## Data provided
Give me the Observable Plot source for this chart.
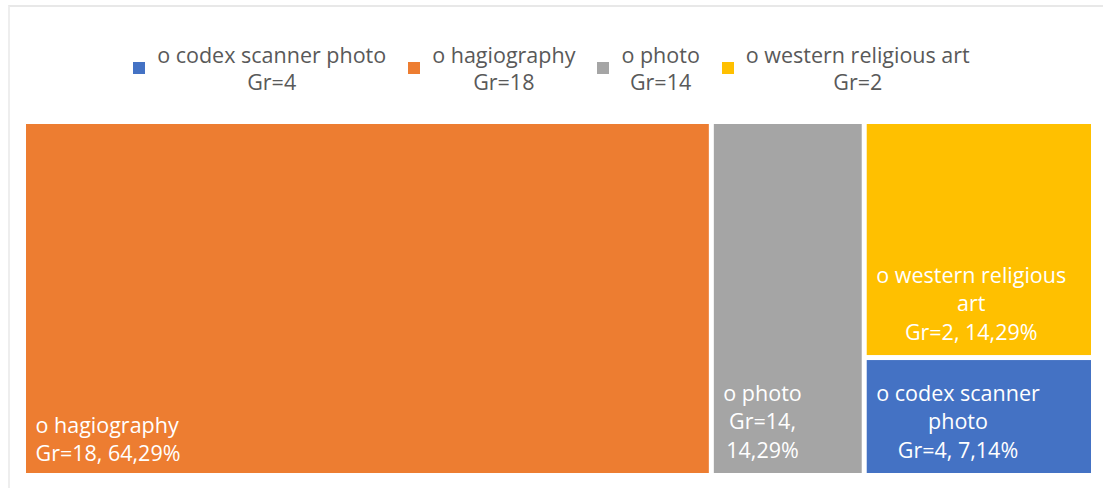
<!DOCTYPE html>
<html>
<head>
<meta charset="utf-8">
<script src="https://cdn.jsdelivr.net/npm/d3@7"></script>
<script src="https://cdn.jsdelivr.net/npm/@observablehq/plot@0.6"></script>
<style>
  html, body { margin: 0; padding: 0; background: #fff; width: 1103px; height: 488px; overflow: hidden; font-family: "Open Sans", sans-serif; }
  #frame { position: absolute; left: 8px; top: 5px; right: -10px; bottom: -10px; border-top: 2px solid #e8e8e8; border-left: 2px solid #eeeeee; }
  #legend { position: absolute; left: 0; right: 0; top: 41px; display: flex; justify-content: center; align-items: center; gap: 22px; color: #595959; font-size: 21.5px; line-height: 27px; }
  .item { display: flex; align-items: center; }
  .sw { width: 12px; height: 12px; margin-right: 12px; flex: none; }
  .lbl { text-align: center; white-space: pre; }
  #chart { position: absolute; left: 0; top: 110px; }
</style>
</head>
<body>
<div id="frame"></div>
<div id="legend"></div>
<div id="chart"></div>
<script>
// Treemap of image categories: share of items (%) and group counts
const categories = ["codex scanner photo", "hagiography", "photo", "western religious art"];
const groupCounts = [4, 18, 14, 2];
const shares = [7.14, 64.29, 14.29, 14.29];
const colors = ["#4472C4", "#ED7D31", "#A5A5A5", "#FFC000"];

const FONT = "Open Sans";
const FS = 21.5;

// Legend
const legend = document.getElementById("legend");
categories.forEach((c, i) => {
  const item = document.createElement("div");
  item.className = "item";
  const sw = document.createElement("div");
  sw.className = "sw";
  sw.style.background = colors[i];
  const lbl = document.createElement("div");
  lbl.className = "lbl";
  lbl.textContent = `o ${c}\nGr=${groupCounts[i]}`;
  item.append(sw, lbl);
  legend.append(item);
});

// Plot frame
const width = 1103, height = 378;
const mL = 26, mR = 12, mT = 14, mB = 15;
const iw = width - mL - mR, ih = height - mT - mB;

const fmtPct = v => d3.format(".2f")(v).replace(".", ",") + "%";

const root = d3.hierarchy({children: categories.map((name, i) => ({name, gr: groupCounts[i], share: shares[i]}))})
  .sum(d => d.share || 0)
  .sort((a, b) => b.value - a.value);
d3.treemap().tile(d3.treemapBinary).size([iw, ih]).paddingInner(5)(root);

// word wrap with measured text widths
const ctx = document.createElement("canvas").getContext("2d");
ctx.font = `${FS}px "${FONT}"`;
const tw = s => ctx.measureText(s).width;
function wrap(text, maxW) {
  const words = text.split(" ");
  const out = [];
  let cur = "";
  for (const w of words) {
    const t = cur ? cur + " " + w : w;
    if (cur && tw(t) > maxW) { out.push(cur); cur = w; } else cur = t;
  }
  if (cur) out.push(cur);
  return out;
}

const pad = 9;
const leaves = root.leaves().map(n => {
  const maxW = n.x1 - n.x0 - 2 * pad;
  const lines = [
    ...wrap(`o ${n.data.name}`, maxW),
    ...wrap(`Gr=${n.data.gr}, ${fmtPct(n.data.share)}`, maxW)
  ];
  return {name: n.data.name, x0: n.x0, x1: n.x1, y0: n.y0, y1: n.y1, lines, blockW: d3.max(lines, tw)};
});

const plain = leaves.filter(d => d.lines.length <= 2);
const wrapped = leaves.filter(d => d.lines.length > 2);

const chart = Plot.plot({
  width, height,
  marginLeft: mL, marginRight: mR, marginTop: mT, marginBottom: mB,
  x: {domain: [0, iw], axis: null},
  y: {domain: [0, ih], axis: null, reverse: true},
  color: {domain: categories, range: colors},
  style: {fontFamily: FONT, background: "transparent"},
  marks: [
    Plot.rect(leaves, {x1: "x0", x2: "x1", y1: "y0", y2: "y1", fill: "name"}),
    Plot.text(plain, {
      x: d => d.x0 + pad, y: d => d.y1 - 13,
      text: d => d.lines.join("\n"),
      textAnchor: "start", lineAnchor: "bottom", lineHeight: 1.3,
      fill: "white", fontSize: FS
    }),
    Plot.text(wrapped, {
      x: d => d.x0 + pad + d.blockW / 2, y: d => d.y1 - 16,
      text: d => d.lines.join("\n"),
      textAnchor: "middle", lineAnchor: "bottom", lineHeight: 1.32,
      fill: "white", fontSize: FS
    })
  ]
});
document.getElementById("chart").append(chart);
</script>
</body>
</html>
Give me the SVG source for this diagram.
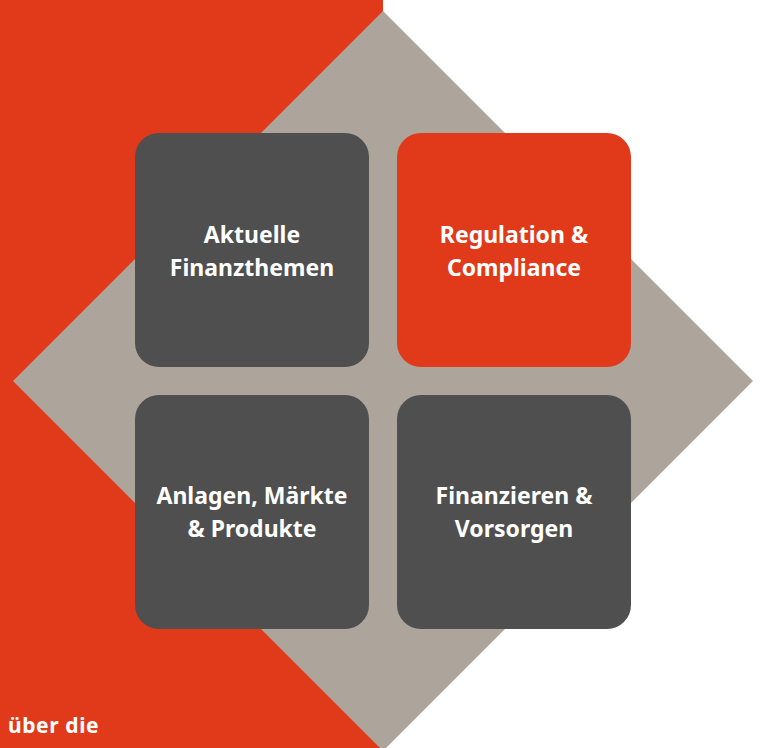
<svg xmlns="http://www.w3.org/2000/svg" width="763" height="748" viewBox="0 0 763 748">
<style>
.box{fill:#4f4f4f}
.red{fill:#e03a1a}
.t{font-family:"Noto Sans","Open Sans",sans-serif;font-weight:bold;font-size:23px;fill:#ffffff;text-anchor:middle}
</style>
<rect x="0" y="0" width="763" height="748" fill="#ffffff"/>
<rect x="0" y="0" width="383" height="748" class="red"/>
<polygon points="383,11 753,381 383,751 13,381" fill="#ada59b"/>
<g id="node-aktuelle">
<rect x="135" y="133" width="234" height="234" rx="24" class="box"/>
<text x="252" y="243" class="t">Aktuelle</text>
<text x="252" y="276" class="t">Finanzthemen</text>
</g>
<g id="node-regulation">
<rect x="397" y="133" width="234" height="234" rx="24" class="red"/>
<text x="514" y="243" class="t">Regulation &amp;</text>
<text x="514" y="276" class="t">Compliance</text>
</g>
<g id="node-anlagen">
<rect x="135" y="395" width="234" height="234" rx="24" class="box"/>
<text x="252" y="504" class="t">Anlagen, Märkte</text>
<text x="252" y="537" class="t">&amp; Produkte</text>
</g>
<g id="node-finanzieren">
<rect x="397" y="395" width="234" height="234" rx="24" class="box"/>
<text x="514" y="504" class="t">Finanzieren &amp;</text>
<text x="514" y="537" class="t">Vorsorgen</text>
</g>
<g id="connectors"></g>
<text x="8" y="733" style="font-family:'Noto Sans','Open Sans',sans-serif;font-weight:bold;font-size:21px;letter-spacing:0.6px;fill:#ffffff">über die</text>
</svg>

## Requirement
Write out the material above once more, exactly as it reads, with no pictures.

## Solution for this problem
Give me the Observable Plot source for this chart.
<!DOCTYPE html>
<html>
<head>
<meta charset="utf-8">
<script src="https://cdn.jsdelivr.net/npm/d3@7"></script>
<script src="https://cdn.jsdelivr.net/npm/@observablehq/plot@0.6"></script>
<style>
  html, body { margin: 0; padding: 0; background: #fff; width: 1103px; height: 488px; overflow: hidden; font-family: "Open Sans", sans-serif; }
  #frame { position: absolute; left: 8px; top: 5px; right: -10px; bottom: -10px; border-top: 2px solid #e8e8e8; border-left: 2px solid #eeeeee; }
  #legend { position: absolute; left: 0; right: 0; top: 41px; display: flex; justify-content: center; align-items: center; gap: 22px; color: #595959; font-size: 21.5px; line-height: 27px; }
  .item { display: flex; align-items: center; }
  .sw { width: 12px; height: 12px; margin-right: 12px; flex: none; }
  .lbl { text-align: center; white-space: pre; }
  #chart { position: absolute; left: 0; top: 110px; }
</style>
</head>
<body>
<div id="frame"></div>
<div id="legend"></div>
<div id="chart"></div>
<script>
// Treemap of image categories: share of items (%) and group counts
const categories = ["codex scanner photo", "hagiography", "photo", "western religious art"];
const groupCounts = [4, 18, 14, 2];
const shares = [7.14, 64.29, 14.29, 14.29];
const colors = ["#4472C4", "#ED7D31", "#A5A5A5", "#FFC000"];

const FONT = "Open Sans";
const FS = 21.5;

// Legend
const legend = document.getElementById("legend");
categories.forEach((c, i) => {
  const item = document.createElement("div");
  item.className = "item";
  const sw = document.createElement("div");
  sw.className = "sw";
  sw.style.background = colors[i];
  const lbl = document.createElement("div");
  lbl.className = "lbl";
  lbl.textContent = `o ${c}\nGr=${groupCounts[i]}`;
  item.append(sw, lbl);
  legend.append(item);
});

// Plot frame
const width = 1103, height = 378;
const mL = 26, mR = 12, mT = 14, mB = 15;
const iw = width - mL - mR, ih = height - mT - mB;

const fmtPct = v => d3.format(".2f")(v).replace(".", ",") + "%";

const root = d3.hierarchy({children: categories.map((name, i) => ({name, gr: groupCounts[i], share: shares[i]}))})
  .sum(d => d.share || 0)
  .sort((a, b) => b.value - a.value);
d3.treemap().tile(d3.treemapBinary).size([iw, ih]).paddingInner(5)(root);

// word wrap with measured text widths
const ctx = document.createElement("canvas").getContext("2d");
ctx.font = `${FS}px "${FONT}"`;
const tw = s => ctx.measureText(s).width;
function wrap(text, maxW) {
  const words = text.split(" ");
  const out = [];
  let cur = "";
  for (const w of words) {
    const t = cur ? cur + " " + w : w;
    if (cur && tw(t) > maxW) { out.push(cur); cur = w; } else cur = t;
  }
  if (cur) out.push(cur);
  return out;
}

const pad = 9;
const leaves = root.leaves().map(n => {
  const maxW = n.x1 - n.x0 - 2 * pad;
  const lines = [
    ...wrap(`o ${n.data.name}`, maxW),
    ...wrap(`Gr=${n.data.gr}, ${fmtPct(n.data.share)}`, maxW)
  ];
  return {name: n.data.name, x0: n.x0, x1: n.x1, y0: n.y0, y1: n.y1, lines, blockW: d3.max(lines, tw)};
});

const plain = leaves.filter(d => d.lines.length <= 2);
const wrapped = leaves.filter(d => d.lines.length > 2);

const chart = Plot.plot({
  width, height,
  marginLeft: mL, marginRight: mR, marginTop: mT, marginBottom: mB,
  x: {domain: [0, iw], axis: null},
  y: {domain: [0, ih], axis: null, reverse: true},
  color: {domain: categories, range: colors},
  style: {fontFamily: FONT, background: "transparent"},
  marks: [
    Plot.rect(leaves, {x1: "x0", x2: "x1", y1: "y0", y2: "y1", fill: "name"}),
    Plot.text(plain, {
      x: d => d.x0 + pad, y: d => d.y1 - 13,
      text: d => d.lines.join("\n"),
      textAnchor: "start", lineAnchor: "bottom", lineHeight: 1.3,
      fill: "white", fontSize: FS
    }),
    Plot.text(wrapped, {
      x: d => d.x0 + pad + d.blockW / 2, y: d => d.y1 - 16,
      text: d => d.lines.join("\n"),
      textAnchor: "middle", lineAnchor: "bottom", lineHeight: 1.32,
      fill: "white", fontSize: FS
    })
  ]
});
document.getElementById("chart").append(chart);
</script>
</body>
</html>
Give me the SVG source for this diagram.
<svg xmlns="http://www.w3.org/2000/svg" width="763" height="748" viewBox="0 0 763 748">
<style>
.box{fill:#4f4f4f}
.red{fill:#e03a1a}
.t{font-family:"Noto Sans","Open Sans",sans-serif;font-weight:bold;font-size:23px;fill:#ffffff;text-anchor:middle}
</style>
<rect x="0" y="0" width="763" height="748" fill="#ffffff"/>
<rect x="0" y="0" width="383" height="748" class="red"/>
<polygon points="383,11 753,381 383,751 13,381" fill="#ada59b"/>
<g id="node-aktuelle">
<rect x="135" y="133" width="234" height="234" rx="24" class="box"/>
<text x="252" y="243" class="t">Aktuelle</text>
<text x="252" y="276" class="t">Finanzthemen</text>
</g>
<g id="node-regulation">
<rect x="397" y="133" width="234" height="234" rx="24" class="red"/>
<text x="514" y="243" class="t">Regulation &amp;</text>
<text x="514" y="276" class="t">Compliance</text>
</g>
<g id="node-anlagen">
<rect x="135" y="395" width="234" height="234" rx="24" class="box"/>
<text x="252" y="504" class="t">Anlagen, Märkte</text>
<text x="252" y="537" class="t">&amp; Produkte</text>
</g>
<g id="node-finanzieren">
<rect x="397" y="395" width="234" height="234" rx="24" class="box"/>
<text x="514" y="504" class="t">Finanzieren &amp;</text>
<text x="514" y="537" class="t">Vorsorgen</text>
</g>
<g id="connectors"></g>
<text x="8" y="733" style="font-family:'Noto Sans','Open Sans',sans-serif;font-weight:bold;font-size:21px;letter-spacing:0.6px;fill:#ffffff">über die</text>
</svg>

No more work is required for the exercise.